Pouco compreensiva para com os hábitos do seu empregado, a empresa de gestão de resíduos Greendays considera que ele “incorreu de forma culposa em gravíssima violação das normas de higiene e segurança no trabalho”. “Incumpriu o dever de realizar o trabalho com zelo e diligência, revelando profundo desinteresse pelas funções confiadas, contribuindo para a lesão de interesses patrimoniais sérios e afectando de modo gravoso a imagem pública” da firma, acusou o patrão.
Não foi, no entanto, esse o entendimento dos juízes que analisaram o caso. Muito pelo contrário: segundo o Tribunal da Relação do Porto, que confirmou recentemente uma sentença de primeira instância, os resultados das análises ao sangue nunca poderiam ter sido usados pela entidade patronal sem autorização do trabalhador. Por outro lado, alegam ainda os juízes, não existe na Greendays nenhuma norma proibindo o
consumo de álcool em serviço. Por isso, os magistrados aconselham a firma a limitar o consumo de álcool a 0,50 g/litro, “para evitar que os trabalhadores se despeçam todos em caso de tolerância zero”.

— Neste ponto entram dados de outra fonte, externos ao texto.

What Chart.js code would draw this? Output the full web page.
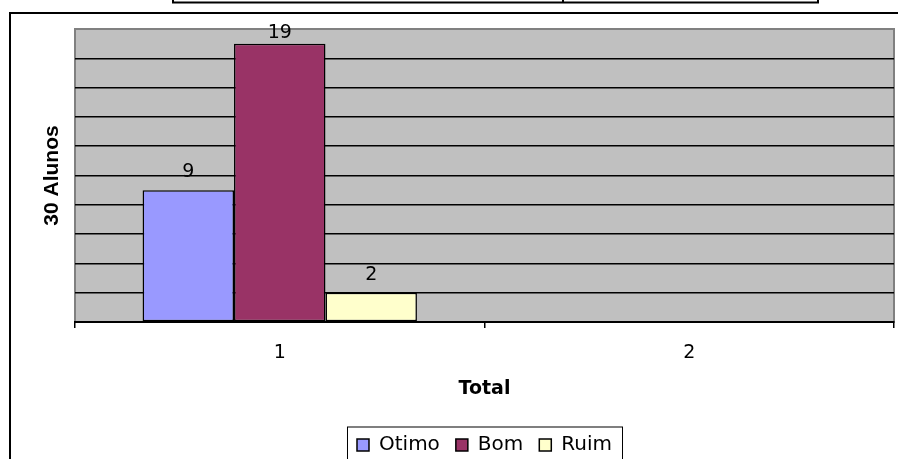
<!DOCTYPE html>
<html>
<head>
<meta charset="utf-8">
<script src="https://cdn.jsdelivr.net/npm/chart.js@4.4.0/dist/chart.umd.min.js"></script>
<style>
  html, body { margin: 0; padding: 0; background: #fff; }
  canvas { display: block; }
</style>
</head>
<body>
<canvas id="chart" width="898" height="459"></canvas>
<script>
// values
const categories = ['1', '2'];
const otimo = [9, null];
const bom = [19, null];
const ruim = [2, null];
const seriesNames = ['Otimo', 'Bom', 'Ruim'];
const seriesColors = ['#9999FF', '#993366', '#FFFFCC'];
const yMax = 20;
const yStep = 2;

const wide = "'DejaVu Sans', sans-serif";
const arial = "'Liberation Sans', Arial, sans-serif";

Chart.defaults.color = '#000';

// grey plot area, outer frame and the bit of table above the chart
const framePlugin = {
  id: 'frame',
  beforeDraw(chart) {
    const { ctx, chartArea: a } = chart;
    ctx.save();
    ctx.fillStyle = '#fff';
    ctx.fillRect(0, 0, chart.width, chart.height);
    ctx.fillStyle = '#C0C0C0';
    ctx.fillRect(a.left, a.top, a.right - a.left, a.bottom - a.top);
    ctx.strokeStyle = '#808080';
    ctx.lineWidth = 2;
    ctx.strokeRect(a.left, a.top, a.right - a.left, a.bottom - a.top);

    ctx.strokeStyle = '#000';
    ctx.lineWidth = 2;
    ctx.beginPath();
    ctx.moveTo(10, chart.height);
    ctx.lineTo(10, 13);
    ctx.lineTo(chart.width, 13);
    ctx.stroke();

    ctx.beginPath();
    ctx.moveTo(173, 0);
    ctx.lineTo(173, 2.5);
    ctx.lineTo(818, 2.5);
    ctx.lineTo(818, 0);
    ctx.moveTo(563, 0);
    ctx.lineTo(563, 2.5);
    ctx.stroke();
    ctx.restore();
  },
  afterLayout(chart) {
    // centre the legend under the plot area
    const lg = chart.legend;
    if (lg) {
      lg.left = chart.chartArea.left;
      lg.right = chart.chartArea.right;
    }
  },
  afterDraw(chart) {
    const lg = chart.legend;
    if (!lg || !lg.legendHitBoxes.length) return;
    const boxes = lg.legendHitBoxes;
    const first = boxes[0];
    const last = boxes[boxes.length - 1];
    const { ctx } = chart;
    ctx.save();
    ctx.strokeStyle = '#000';
    ctx.lineWidth = 1;
    ctx.strokeRect(first.left - 9.5, first.top - 8, last.left + last.width - first.left + 20, 60);
    ctx.restore();
  }
};

// numbers above the bars, kept inside the plot area
const valueLabels = {
  id: 'valueLabels',
  afterDatasetsDraw(chart) {
    const { ctx, chartArea } = chart;
    ctx.save();
    ctx.font = `19px ${wide}`;
    ctx.fillStyle = '#000';
    ctx.textAlign = 'center';
    ctx.textBaseline = 'alphabetic';
    chart.data.datasets.forEach((ds, i) => {
      chart.getDatasetMeta(i).data.forEach((bar, j) => {
        const v = ds.data[j];
        if (v === null || v === undefined) return;
        const y = Math.max(bar.y - 13, chartArea.top + 9);
        ctx.fillText(String(v), bar.x, y);
      });
    });
    ctx.restore();
  }
};

const ctx = document.getElementById('chart').getContext('2d');

new Chart(ctx, {
  type: 'bar',
  data: {
    labels: categories,
    datasets: [otimo, bom, ruim].map((vals, i) => ({
      label: seriesNames[i],
      data: vals,
      backgroundColor: seriesColors[i],
      borderColor: '#000',
      borderWidth: 1.5,
      borderSkipped: false,
      categoryPercentage: 0.67,
      barPercentage: 1
    }))
  },
  options: {
    responsive: false,
    animation: false,
    layout: { padding: { left: 0, top: 29, right: 4, bottom: -6 } },
    plugins: {
      legend: {
        position: 'bottom',
        labels: {
          boxWidth: 12,
          boxHeight: 12,
          padding: 16,
          color: '#000',
          font: { family: wide, size: 20 }
        }
      },
      tooltip: { enabled: false }
    },
    scales: {
      x: {
        grid: { display: true, drawOnChartArea: false, drawTicks: true, tickLength: 6, color: '#000', lineWidth: 1.5 },
        border: { display: true, color: '#000', width: 2 },
        ticks: { color: '#000', padding: 14, font: { family: wide, size: 19 } },
        title: {
          display: true,
          text: 'Total',
          color: '#000',
          font: { family: wide, size: 19, weight: 'bold' },
          padding: { top: 0, bottom: 18.6 }
        },
        afterFit(scale) { scale.height = 97; }
      },
      y: {
        min: 0,
        max: yMax,
        ticks: { display: false, stepSize: yStep },
        grid: {
          drawTicks: false,
          lineWidth: 1.5,
          color: (c) => (c.tick && c.tick.value === yMax ? 'rgba(0,0,0,0)' : '#000')
        },
        border: { display: false },
        title: {
          display: true,
          text: '30 Alunos',
          color: '#000',
          font: { family: arial, size: 21, weight: 'bold' },
          padding: { top: 40, bottom: 0 }
        },
        afterFit(scale) { scale.width = 75; }
      }
    }
  },
  plugins: [framePlugin, valueLabels]
});
</script>
</body>
</html>
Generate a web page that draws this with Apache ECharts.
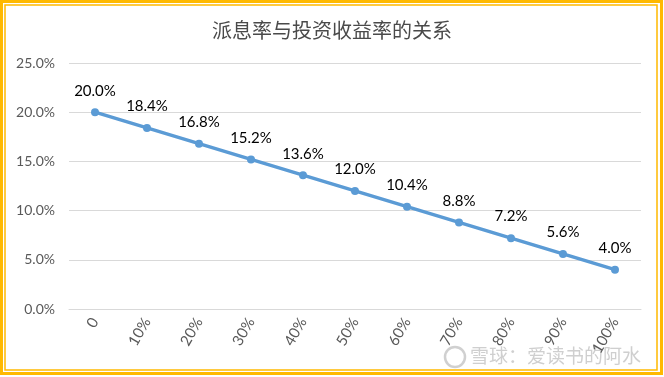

“Vamos convir que o trabalho não é agradável”, observam os desembargadores Petersen Silva, Frias Rodrigues e Paula Ferreira Roberto. “Com álcool, o trabalhador pode esquecer as agruras da vida e empenhar-se muito mais a lançar frigoríficos sobre camiões, e por isso, na alegria da imensa diversidade da vida, o público servido até pode achar que aquele trabalhador alegre é muito produtivo e um excelente e rápido removedor de electrodomésticos.” Afinal, acrescentam, não há qualquer indício de que o homem estivesse a recolher o lixo “aos tombos e aos pontapés aos resíduos, murmurando palavras em língua incompreensível”.
Por outro lado, não há nas leis laborais “nenhuma exigência que faça com que o trabalho não possa ser realizado com o trabalhador a pensar no que quiser, com ar mais satisfeito ou carrancudo, mais lúcido ou, pelo contrário, um pouco tonto”, fazem notar. A Greendays ainda não decidiu se vai recorrer da decisão.